Critique | Livres

Quatre yeux

Laurent Raphaël
Laurent Raphaël Rédacteur en chef Focus

RÉCIT AUTOBIOGRAPHIQUE | L’adolescence est un peu le fonds de commerce de la BD indépendante. De Charles Burns à Max de Radiguès en passant par David B, ce boyau émotionnel voit défiler tous les adeptes de la spéléo narrative.

DE SASCHA HOMMER, ÉDITIONS ATRABILE, 128 PAGES. **

RÉCIT AUTOBIOGRAPHIQUE | L’adolescence est un peu le fonds de commerce de la BD indépendante. De Charles Burns à Max de Radiguès en passant par David B, ce boyau émotionnel voit défiler tous les adeptes de la spéléo narrative. Chaque auteur explorant ce sous-sol de l’existence à la lumière de sa propre expérience plus ou moins traumatisante.
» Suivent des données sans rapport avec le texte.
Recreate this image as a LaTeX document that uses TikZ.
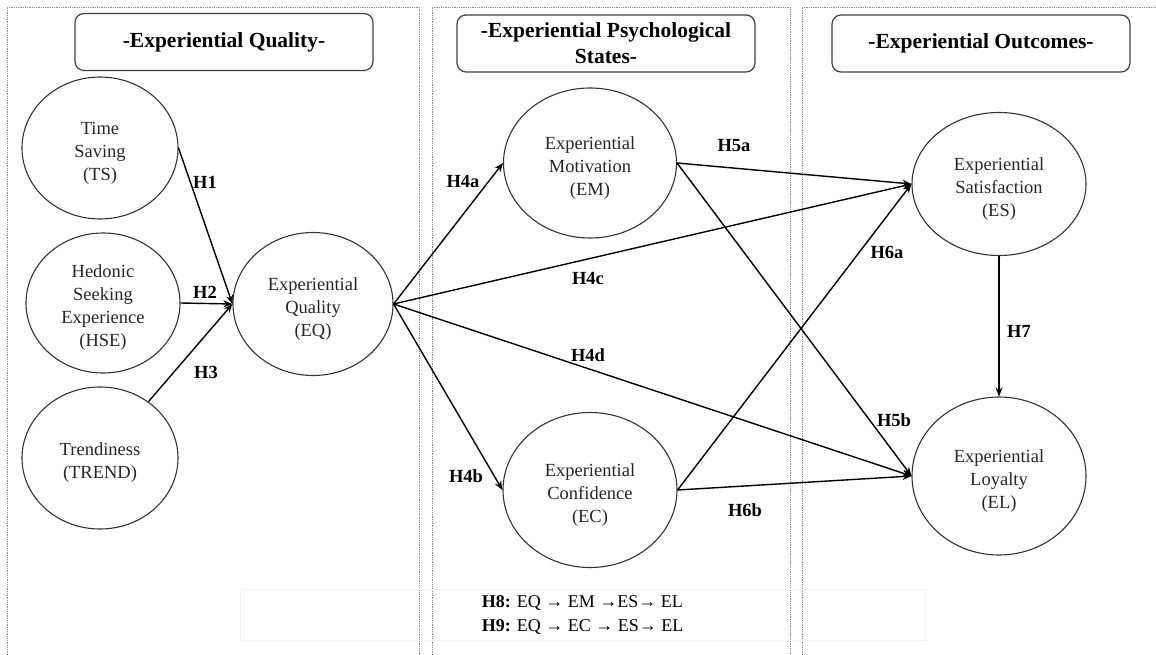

C’est encore le cas de Sascha Hommer, dessinateur allemand qui a fait son trou dans l’alternatif -il édite notamment Orang, l’équivalent teuton des revues Bile noire ou Lapin. Prenant sa source dans les profondeurs autobiographiques, son deuxième album traduit en français, Quatre yeux, retrace le chemin sinueux de son adolescence dans une petite ville de province. Rythmées par les ratés de sa vie sentimentale avec la dépressive Julia, les journées de Sascha ont le goût aigre de l’ennui et du tâtonnement affectif. Seule la drogue offrant une distraction à ce mal-être universel qui ronge l’âge ingrat comme la vermine le bois. Dans cet univers déserté par les adultes, le jeune homme se réfugie de plus en plus souvent dans les paradis artificiels, passant du soft au hard, du joint au LSD et autres champignons à la faveur des rencontres et des bleus à l’âme. Le point de non-retour semble atteint quand un trip se solde par l’apparition d’un chien anthropomorphe qui ne va plus le quitter, clean ou pas, et même prendre les commandes de sa vie désormais sous influence. Le tout est raconté en mode flash-back par un Sascha plus âgé et assagi dialoguant avec son compagnon d’infortune. La métaphore canine de l’addiction est l’une des réussites de ce récit intime graphiquement bien ficelé mais trop lisse pour nous remuer. L’ennui qui suinte des personnages guette finalement aussi le lecteur. Que quelques scènes d’hallucinations débridées parviendront tout juste à retarder.